Exercise aim:
Return every line of the data below that includes the string "code".

The input:
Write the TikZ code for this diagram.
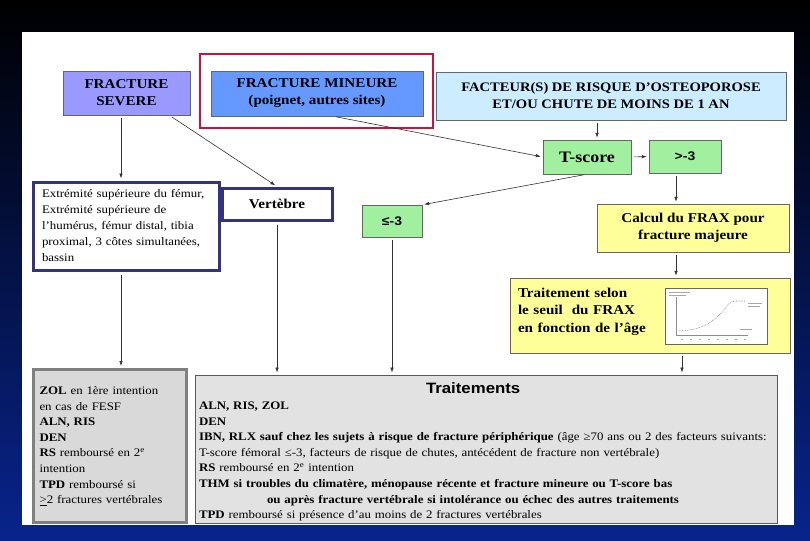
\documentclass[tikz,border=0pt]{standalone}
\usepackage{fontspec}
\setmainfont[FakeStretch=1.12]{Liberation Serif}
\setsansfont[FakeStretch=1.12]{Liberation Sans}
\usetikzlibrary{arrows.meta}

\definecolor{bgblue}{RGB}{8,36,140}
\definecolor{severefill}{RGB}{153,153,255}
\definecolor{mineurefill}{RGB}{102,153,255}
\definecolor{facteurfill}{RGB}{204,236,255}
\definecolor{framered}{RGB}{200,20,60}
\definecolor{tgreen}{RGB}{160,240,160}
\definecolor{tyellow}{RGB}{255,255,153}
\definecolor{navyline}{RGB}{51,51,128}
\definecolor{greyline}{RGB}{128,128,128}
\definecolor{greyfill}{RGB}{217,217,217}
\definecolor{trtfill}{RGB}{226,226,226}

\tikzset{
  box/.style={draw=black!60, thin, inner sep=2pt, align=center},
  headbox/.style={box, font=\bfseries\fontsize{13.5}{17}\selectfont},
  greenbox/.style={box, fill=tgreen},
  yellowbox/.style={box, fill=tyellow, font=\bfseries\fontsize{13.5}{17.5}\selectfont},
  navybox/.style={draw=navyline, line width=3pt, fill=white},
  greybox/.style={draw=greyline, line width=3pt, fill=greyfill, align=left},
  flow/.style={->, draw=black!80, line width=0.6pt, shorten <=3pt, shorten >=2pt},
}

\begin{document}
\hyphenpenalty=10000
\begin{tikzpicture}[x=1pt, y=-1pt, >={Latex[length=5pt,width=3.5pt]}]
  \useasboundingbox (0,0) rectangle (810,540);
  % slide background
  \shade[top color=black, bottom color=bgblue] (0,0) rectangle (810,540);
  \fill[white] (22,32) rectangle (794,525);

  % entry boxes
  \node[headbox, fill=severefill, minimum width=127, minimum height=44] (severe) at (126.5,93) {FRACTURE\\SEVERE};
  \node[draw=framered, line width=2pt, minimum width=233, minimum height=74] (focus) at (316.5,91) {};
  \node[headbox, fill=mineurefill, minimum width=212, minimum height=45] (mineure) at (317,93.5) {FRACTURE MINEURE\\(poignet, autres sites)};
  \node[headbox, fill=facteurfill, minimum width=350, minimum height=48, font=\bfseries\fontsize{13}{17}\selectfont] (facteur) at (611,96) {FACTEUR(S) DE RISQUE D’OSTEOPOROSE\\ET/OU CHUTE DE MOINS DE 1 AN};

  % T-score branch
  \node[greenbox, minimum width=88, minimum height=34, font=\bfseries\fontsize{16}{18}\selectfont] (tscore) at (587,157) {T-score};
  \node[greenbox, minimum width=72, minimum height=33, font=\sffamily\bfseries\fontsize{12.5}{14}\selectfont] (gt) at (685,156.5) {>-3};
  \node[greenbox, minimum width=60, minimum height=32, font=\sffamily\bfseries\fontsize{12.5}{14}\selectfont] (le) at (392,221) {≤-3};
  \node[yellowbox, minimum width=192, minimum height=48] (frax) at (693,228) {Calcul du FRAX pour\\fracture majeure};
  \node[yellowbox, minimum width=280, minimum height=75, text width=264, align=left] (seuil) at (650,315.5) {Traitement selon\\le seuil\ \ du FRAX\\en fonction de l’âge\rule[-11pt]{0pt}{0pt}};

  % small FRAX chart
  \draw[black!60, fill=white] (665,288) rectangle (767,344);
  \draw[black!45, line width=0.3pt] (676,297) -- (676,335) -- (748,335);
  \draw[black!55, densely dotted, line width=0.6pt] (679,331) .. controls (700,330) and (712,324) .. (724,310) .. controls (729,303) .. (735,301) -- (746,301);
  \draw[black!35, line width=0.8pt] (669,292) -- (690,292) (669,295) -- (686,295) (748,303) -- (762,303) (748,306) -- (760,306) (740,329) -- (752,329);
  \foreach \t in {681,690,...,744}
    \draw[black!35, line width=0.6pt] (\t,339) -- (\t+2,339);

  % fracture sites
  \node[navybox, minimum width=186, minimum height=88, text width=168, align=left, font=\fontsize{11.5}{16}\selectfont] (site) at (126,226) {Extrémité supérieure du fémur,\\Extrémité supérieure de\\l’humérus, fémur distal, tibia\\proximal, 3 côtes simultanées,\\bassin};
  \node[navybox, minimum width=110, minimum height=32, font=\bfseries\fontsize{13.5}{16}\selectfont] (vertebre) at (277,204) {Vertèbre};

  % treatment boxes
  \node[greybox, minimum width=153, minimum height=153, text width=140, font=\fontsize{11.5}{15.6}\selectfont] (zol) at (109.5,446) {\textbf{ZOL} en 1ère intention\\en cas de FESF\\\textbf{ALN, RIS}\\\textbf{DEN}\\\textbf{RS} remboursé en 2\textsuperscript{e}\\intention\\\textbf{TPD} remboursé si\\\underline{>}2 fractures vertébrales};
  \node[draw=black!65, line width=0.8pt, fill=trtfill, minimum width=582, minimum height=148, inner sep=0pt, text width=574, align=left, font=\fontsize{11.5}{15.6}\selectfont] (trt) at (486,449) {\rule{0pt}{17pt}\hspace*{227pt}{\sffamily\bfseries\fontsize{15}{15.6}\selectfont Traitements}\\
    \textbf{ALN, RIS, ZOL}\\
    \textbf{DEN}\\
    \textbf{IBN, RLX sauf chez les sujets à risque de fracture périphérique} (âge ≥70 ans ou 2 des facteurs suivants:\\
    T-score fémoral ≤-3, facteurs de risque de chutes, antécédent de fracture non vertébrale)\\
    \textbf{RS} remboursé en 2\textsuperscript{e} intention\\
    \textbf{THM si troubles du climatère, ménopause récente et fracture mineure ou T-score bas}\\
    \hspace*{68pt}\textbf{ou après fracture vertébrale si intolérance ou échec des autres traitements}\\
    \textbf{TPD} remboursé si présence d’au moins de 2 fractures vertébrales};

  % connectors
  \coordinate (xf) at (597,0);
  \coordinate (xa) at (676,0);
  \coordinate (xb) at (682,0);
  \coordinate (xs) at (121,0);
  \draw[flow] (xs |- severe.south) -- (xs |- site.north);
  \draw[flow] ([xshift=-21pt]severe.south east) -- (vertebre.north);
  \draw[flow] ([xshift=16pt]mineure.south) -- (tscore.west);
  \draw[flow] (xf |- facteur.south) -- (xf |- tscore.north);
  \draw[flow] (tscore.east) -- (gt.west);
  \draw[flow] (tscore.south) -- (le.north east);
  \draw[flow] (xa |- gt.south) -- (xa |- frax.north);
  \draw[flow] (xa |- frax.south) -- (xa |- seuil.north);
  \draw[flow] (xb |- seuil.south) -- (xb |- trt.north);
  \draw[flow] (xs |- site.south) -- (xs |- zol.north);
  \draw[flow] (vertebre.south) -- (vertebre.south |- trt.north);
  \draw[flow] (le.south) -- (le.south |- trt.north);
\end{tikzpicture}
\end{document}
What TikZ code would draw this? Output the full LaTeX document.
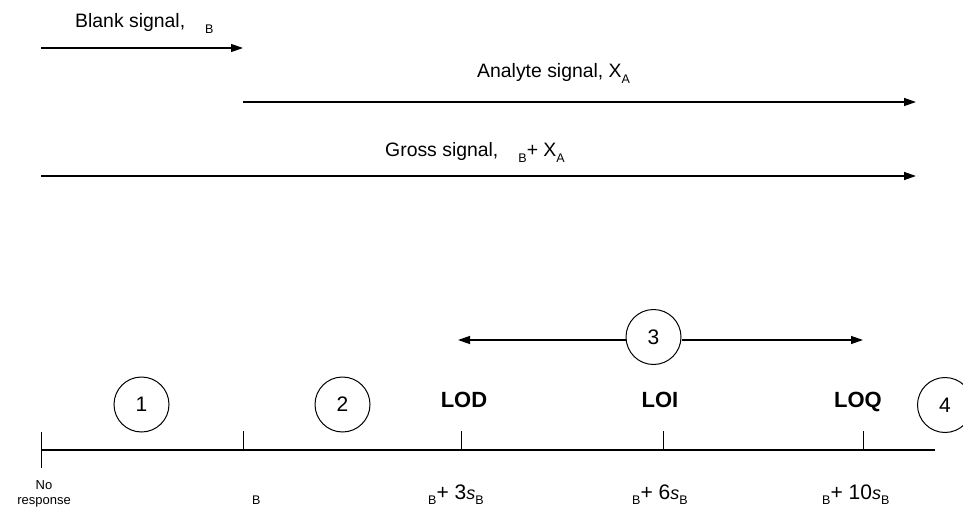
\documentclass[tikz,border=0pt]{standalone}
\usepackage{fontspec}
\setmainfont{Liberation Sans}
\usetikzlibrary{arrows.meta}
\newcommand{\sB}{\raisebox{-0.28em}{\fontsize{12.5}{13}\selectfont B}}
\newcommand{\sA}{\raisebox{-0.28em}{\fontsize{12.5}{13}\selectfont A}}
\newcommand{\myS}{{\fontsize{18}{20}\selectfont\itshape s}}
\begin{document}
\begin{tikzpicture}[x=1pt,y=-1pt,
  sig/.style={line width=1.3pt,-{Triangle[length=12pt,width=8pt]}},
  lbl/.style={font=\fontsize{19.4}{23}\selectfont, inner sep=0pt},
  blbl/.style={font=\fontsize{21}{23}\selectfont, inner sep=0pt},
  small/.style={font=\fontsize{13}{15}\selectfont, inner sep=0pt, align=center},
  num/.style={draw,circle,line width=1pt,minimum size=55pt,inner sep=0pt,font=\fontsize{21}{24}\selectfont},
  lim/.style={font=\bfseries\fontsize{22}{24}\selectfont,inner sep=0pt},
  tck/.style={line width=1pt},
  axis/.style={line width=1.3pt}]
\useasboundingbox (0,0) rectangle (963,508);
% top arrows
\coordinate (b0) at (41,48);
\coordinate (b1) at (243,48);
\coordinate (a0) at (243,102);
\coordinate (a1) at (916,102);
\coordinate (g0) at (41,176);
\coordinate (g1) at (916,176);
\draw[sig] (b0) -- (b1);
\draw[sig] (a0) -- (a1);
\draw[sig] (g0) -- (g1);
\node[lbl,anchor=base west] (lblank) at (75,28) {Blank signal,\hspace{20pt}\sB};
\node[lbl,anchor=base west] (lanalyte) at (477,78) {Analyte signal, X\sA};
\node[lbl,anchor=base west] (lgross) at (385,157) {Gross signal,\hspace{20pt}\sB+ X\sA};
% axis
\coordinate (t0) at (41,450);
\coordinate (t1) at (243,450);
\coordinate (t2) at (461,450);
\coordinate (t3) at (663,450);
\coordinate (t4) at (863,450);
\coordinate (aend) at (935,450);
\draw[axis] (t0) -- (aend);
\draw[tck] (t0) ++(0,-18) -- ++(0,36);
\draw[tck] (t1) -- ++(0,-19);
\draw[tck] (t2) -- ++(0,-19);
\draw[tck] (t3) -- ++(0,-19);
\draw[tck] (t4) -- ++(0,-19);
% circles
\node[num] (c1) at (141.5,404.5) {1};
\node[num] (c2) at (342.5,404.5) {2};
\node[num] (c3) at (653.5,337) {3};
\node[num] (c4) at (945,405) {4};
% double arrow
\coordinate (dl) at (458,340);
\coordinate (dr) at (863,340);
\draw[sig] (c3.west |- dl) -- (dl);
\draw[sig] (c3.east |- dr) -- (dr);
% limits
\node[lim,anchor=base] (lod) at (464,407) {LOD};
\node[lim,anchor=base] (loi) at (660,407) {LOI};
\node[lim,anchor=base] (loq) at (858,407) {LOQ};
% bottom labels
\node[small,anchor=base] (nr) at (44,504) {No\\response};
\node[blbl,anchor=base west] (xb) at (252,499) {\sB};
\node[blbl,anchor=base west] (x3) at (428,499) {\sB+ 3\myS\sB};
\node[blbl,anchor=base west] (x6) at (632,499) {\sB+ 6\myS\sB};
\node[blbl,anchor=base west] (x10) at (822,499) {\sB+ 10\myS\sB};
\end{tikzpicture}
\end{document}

Completed task:
Write the TikZ code for this diagram.
What TikZ code would draw this? Output the full LaTeX document.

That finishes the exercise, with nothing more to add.